Executive recommendations for manufacturing integration leaders
First, treat SAP, MES, and supplier integration as a strategic operating model issue, not a technical backlog item. The architecture determines how quickly the business can respond to supply disruption, plant changes, and ERP modernization. Second, fund reusable interoperability capabilities before funding more custom interfaces. API management, event infrastructure, canonical models, partner integration services, and observability create compounding value across plants and business units.
Third, align integration governance with manufacturing priorities. Not every workflow needs real-time processing, but every critical workflow needs clear ownership, resilience standards, and measurable service levels. Fourth, modernize incrementally. Wrap legacy SAP and EDI assets, standardize the highest-value business objects, and move exception-prone workflows into orchestrated services first. This reduces risk while improving operational visibility.

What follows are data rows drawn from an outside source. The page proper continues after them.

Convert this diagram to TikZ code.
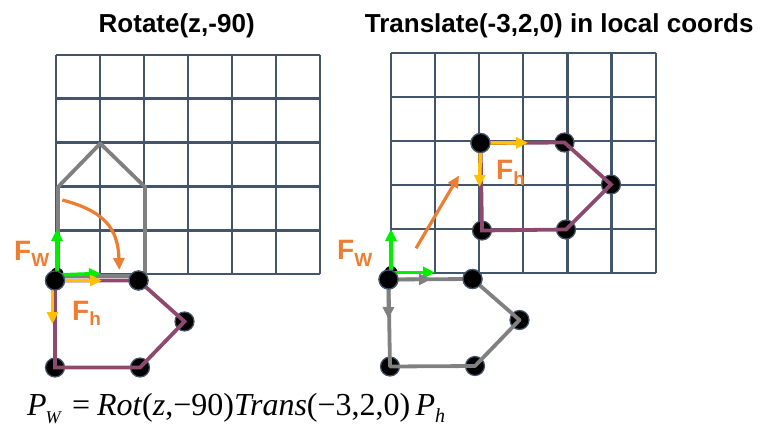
\documentclass[tikz,border=0pt]{standalone}
\usepackage{fontspec}
\setmainfont{Liberation Serif}
\newfontfamily\lsans{Liberation Sans}
\usetikzlibrary{arrows.meta}
\definecolor{gridc}{HTML}{44546A}
\definecolor{purp}{HTML}{8E4A6E}
\definecolor{grayc}{HTML}{808080}
\definecolor{orng}{HTML}{ED7D31}
\definecolor{yell}{HTML}{FFC000}
\definecolor{grn}{HTML}{00EE00}
\begin{document}
\begin{tikzpicture}[x=1pt,y=-1pt,
  gridline/.style={draw=gridc,line width=2.3pt},
  dot/.style={circle,fill=black,draw=gridc,line width=1.2pt,minimum size=19pt,inner sep=0pt},
  smalldot/.style={circle,fill=black,minimum size=13pt,inner sep=0pt},
  pedge/.style={draw=purp,line width=3.8pt},
  gedge/.style={draw=grayc,line width=3.8pt,line join=round},
  tipA/.style={-{Triangle[length=12pt,width=11pt]}},
  greenarrow/.style={draw=grn,line width=3.6pt,tipA},
  yellowarrow/.style={draw=yell,line width=3.6pt,tipA},
  grayarrow/.style={draw=grayc,line width=3.6pt,tipA},
  orangearrow/.style={draw=orng,line width=3.2pt,-{Triangle[length=12pt,width=11pt]}},
  title/.style={font=\lsans\bfseries\fontsize{26}{30}\selectfont,inner sep=0pt,anchor=base},
  flabel/.style={font=\lsans\bfseries\fontsize{28}{30}\selectfont,text=orng,inner sep=0pt,anchor=base west},
]
\useasboundingbox (0,0) rectangle (761,429);

% titles
\node[title] (t1) at (176.7,32) {Rotate(z,-90)};
\node[title] (t2) at (559.2,32) {Translate(-3,2,0) in local coords};

% grids
\foreach \i in {0,...,6} {
  \draw[gridline] ({56+44*\i},54.7) -- ({56+44*\i},274.3);
  \draw[gridline] ({390.7+44.17*\i},53.3) -- ({390.7+44.17*\i},273.3);
}
\foreach \j in {0,...,5} {
  \draw[gridline] (56,{54.7+43.92*\j}) -- (320,{54.7+43.92*\j});
  \draw[gridline] (390.7,{53.3+44*\j}) -- (655.7,{53.3+44*\j});
}

% house (original)
\coordinate (h1) at (58,276);
\coordinate (h2) at (58,187);
\coordinate (h3) at (100.3,143.5);
\coordinate (h4) at (145,187);
\coordinate (h5) at (145,276);
\draw[gedge] (h1) -- (h2) -- (h3) -- (h4) -- (h5) -- cycle;

% left rotated pentagon
\node[dot] (l1) at (55,280.5) {};
\node[dot] (l2) at (138.5,280.5) {};
\node[dot] (l3) at (184.5,321.5) {};
\node[dot] (l4) at (140,367.5) {};
\node[dot] (l5) at (55,367.5) {};
\draw[pedge] (l1.center) -- (l2.center) -- (l3.center) -- (l4.center) -- (l5.center) -- cycle;

% right gray pentagon
\node[dot] (g1) at (388.5,279.5) {};
\node[dot] (g2) at (472.5,279) {};
\node[dot] (g3) at (519.5,320) {};
\node[dot] (g4) at (475,366) {};
\node[dot] (g5) at (390,366.5) {};
\draw[gedge] (g1.center) -- (g2.center) -- (g3.center) -- (g4.center) -- (g5.center) -- cycle;

% right purple pentagon
\node[dot] (r1) at (480.5,143) {};
\node[dot] (r2) at (564.5,142.5) {};
\node[dot] (r3) at (611,184.5) {};
\node[dot] (r4) at (566,229.5) {};
\node[dot] (r5) at (482,230.5) {};
\draw[pedge] (r1.center) -- (r2.center) -- (r3.center) -- (r4.center) -- (r5.center) -- cycle;

% origin markers behind world frames
\node[smalldot] (o1) at (57,274) {};
\node[smalldot] (o2) at (391,272.5) {};

% left frames
\coordinate (lwx) at (101,273.5);
\coordinate (lwy) at (57,229);
\coordinate (lwo) at (57,275);
\draw[greenarrow] (lwo) -- (lwy);
\draw[greenarrow] (lwo) -- (lwx);
\coordinate (lhx) at (102,280.5);
\coordinate (lhy) at (52.5,324);
\draw[yellowarrow] (l1.center) -- (lhx);
\draw[yellowarrow] (52.5,281) -- (lhy);

% right frames
\coordinate (rwo) at (391,273.5);
\coordinate (rwx) at (435,272.5);
\coordinate (rwy) at (391,229);
\draw[greenarrow] (rwo) -- (rwy);
\draw[greenarrow] (391,272.5) -- (rwx);
\coordinate (ghx) at (431,279.3);
\coordinate (ghy) at (388.4,319);
\draw[grayarrow] (g1.center) -- (ghx);
\draw[grayarrow] (g1.center) -- (ghy);
\coordinate (rhx) at (528,142.7);
\coordinate (rhy) at (479.5,187);
\draw[yellowarrow] (r1.center) -- (rhx);
\draw[yellowarrow] (r1.center) -- (rhy);

% redraw dots on top
\foreach \p in {{55,280.5},{138.5,280.5},{388.5,279.5},{472.5,279},{480.5,143}} {
  \node[dot] at (\p) {};
}

% orange motion arrows
\coordinate (oa1) at (62.3,200);
\coordinate (oa2) at (119.3,270);
\draw[orangearrow] (oa1) .. controls (104,211) and (118,228) .. (oa2);
\coordinate (ob1) at (416,248.3);
\coordinate (ob2) at (459,175.5);
\draw[orangearrow] (ob1) -- (ob2);

% labels
\node[flabel] (fw1) at (14,260) {F\raisebox{-6.5pt}{\fontsize{19}{19}\selectfont W}};
\node[flabel] (fh1) at (72,320) {F\raisebox{-5.5pt}{\fontsize{19}{19}\selectfont h}};
\node[flabel] (fw2) at (337,259.5) {F\raisebox{-6.5pt}{\fontsize{19}{19}\selectfont W}};
\node[flabel] (fh2) at (496,179.5) {F\raisebox{-5.5pt}{\fontsize{19}{19}\selectfont h}};

% equation
\node[anchor=base west,inner sep=0pt] (eq) at (27,415) {\fontsize{32}{36}\selectfont\textit{P}\kern-1pt\raisebox{-8pt}{\fontsize{18}{18}\selectfont\textit{W}}\hspace{10pt}=\hspace{7pt}\textit{Rot}(\textit{z},−90)\textit{Trans}(−3,2,0)\,\textit{P}\raisebox{-7pt}{\fontsize{20}{20}\selectfont\textit{h}}};
\end{tikzpicture}
\end{document}
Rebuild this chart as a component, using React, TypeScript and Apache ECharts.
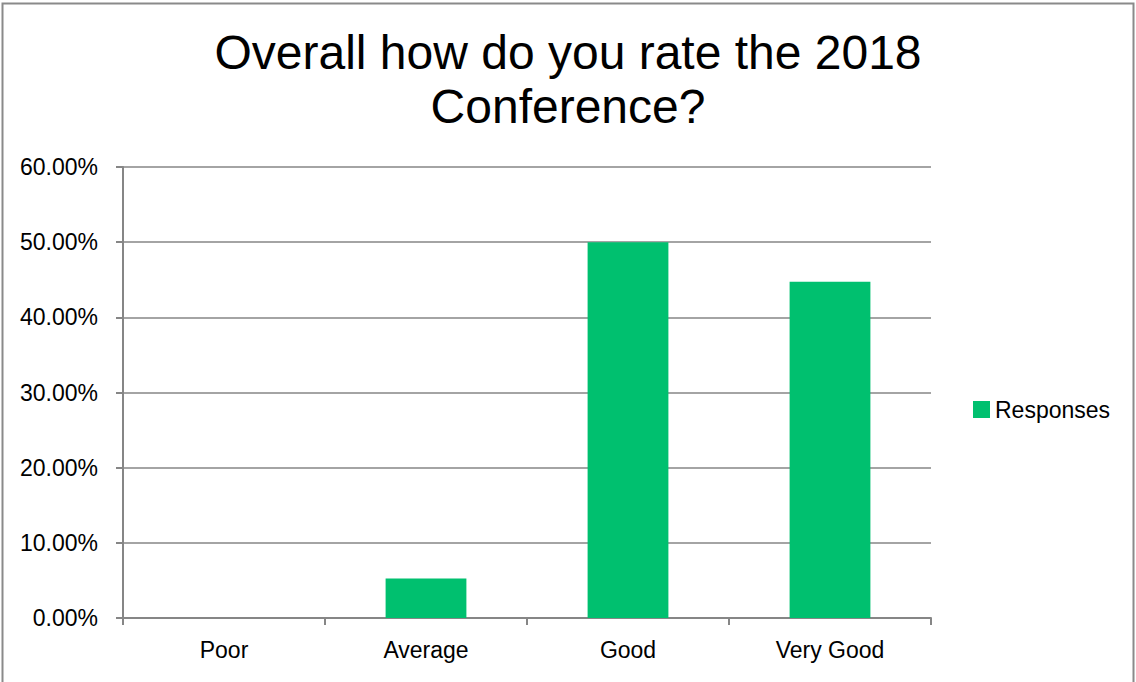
import React, { useEffect, useRef } from "react";
import * as echarts from "echarts";

const categories = ["Poor", "Average", "Good", "Very Good"];
const responses = [0, 0.0526, 0.5, 0.4474];
const seriesName = "Responses";
const titleText = "Overall how do you rate the 2018\nConference?";

export default function App() {
  const ref = useRef<HTMLDivElement>(null);
  useEffect(() => {
    const chart = echarts.init(ref.current!, null, { renderer: "svg" });
    const font = "Liberation Sans, Arial, sans-serif";
    chart.setOption({
      animation: false,
      backgroundColor: "#fff",
      title: {
        text: titleText,
        left: "center",
        top: 20,
        textStyle: { fontFamily: font, fontSize: 48, fontWeight: "normal", color: "#000", lineHeight: 54 },
      },
      graphic: [
        {
          type: "rect",
          shape: { x: 2.5, y: 3.5, width: 1131, height: 690 },
          style: { fill: "none", stroke: "#8a8a8a", lineWidth: 2 },
          silent: true,
        },
      ],
      legend: {
        orient: "vertical",
        left: 968,
        top: 393,
        itemWidth: 17,
        itemHeight: 17,
        itemGap: 5,
        icon: "rect",
        data: [seriesName],
        textStyle: { fontFamily: font, fontSize: 23, color: "#000" },
      },
      grid: { left: 123, top: 167, right: 205, bottom: 64, containLabel: false },
      xAxis: {
        type: "category",
        data: categories,
        axisLine: { lineStyle: { color: "#868686", width: 2 } },
        axisTick: { show: true, length: 7, lineStyle: { color: "#868686", width: 2 } },
        axisLabel: { fontFamily: font, fontSize: 23, color: "#000", margin: 20 },
      },
      yAxis: {
        type: "value",
        min: 0,
        max: 0.6,
        interval: 0.1,
        axisLine: { show: true, lineStyle: { color: "#868686", width: 2 } },
        axisTick: { show: true, length: 7, lineStyle: { color: "#868686", width: 2 } },
        splitLine: { lineStyle: { color: "#868686", width: 1.5 } },
        axisLabel: {
          fontFamily: font,
          fontSize: 23,
          color: "#000",
          margin: 25,
          formatter: (v: number) => (v * 100).toFixed(2) + "%",
        },
      },
      series: [
        {
          name: seriesName,
          type: "bar",
          data: responses,
          barWidth: "40%",
          itemStyle: { color: "#00c06f" },
        },
      ],
    });
    return () => chart.dispose();
  }, []);
  return (
    <div
      ref={ref}
      style={{ position: "fixed", left: 0, top: 0, width: 1136, height: 682 }}
    />
  );
}
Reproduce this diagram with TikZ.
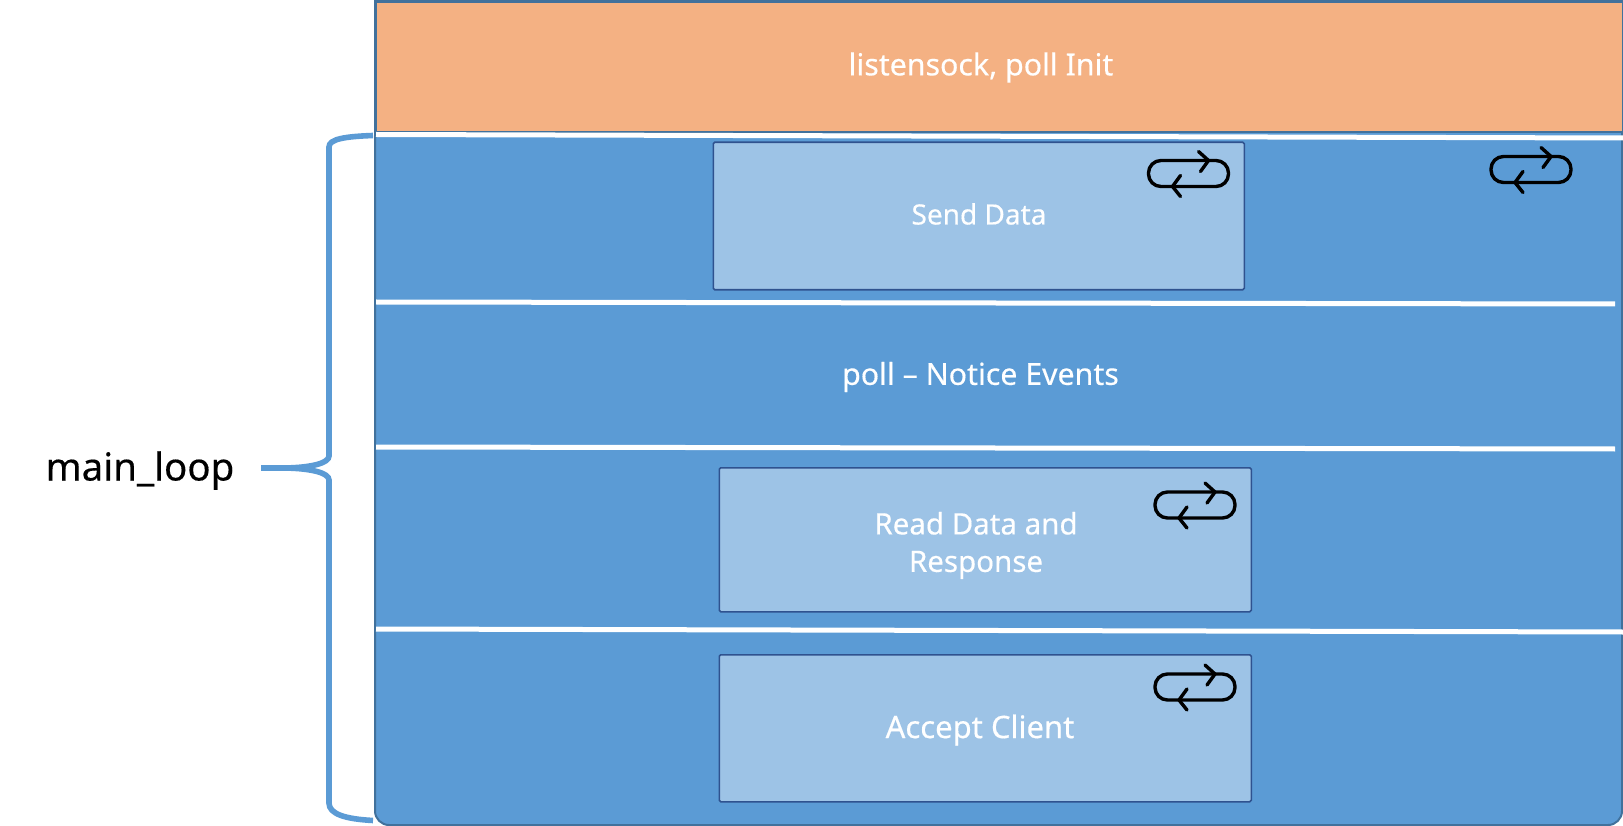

Finally, measure ROI in operational terms. The strongest outcomes usually come from reduced manual reconciliation, faster supplier onboarding, lower integration support effort, improved schedule adherence, better inventory accuracy, and more reliable cross-functional reporting. When enterprise connectivity architecture is done well, integration stops being a hidden cost center and becomes a foundation for connected operations, cloud modernization, and scalable manufacturing resilience.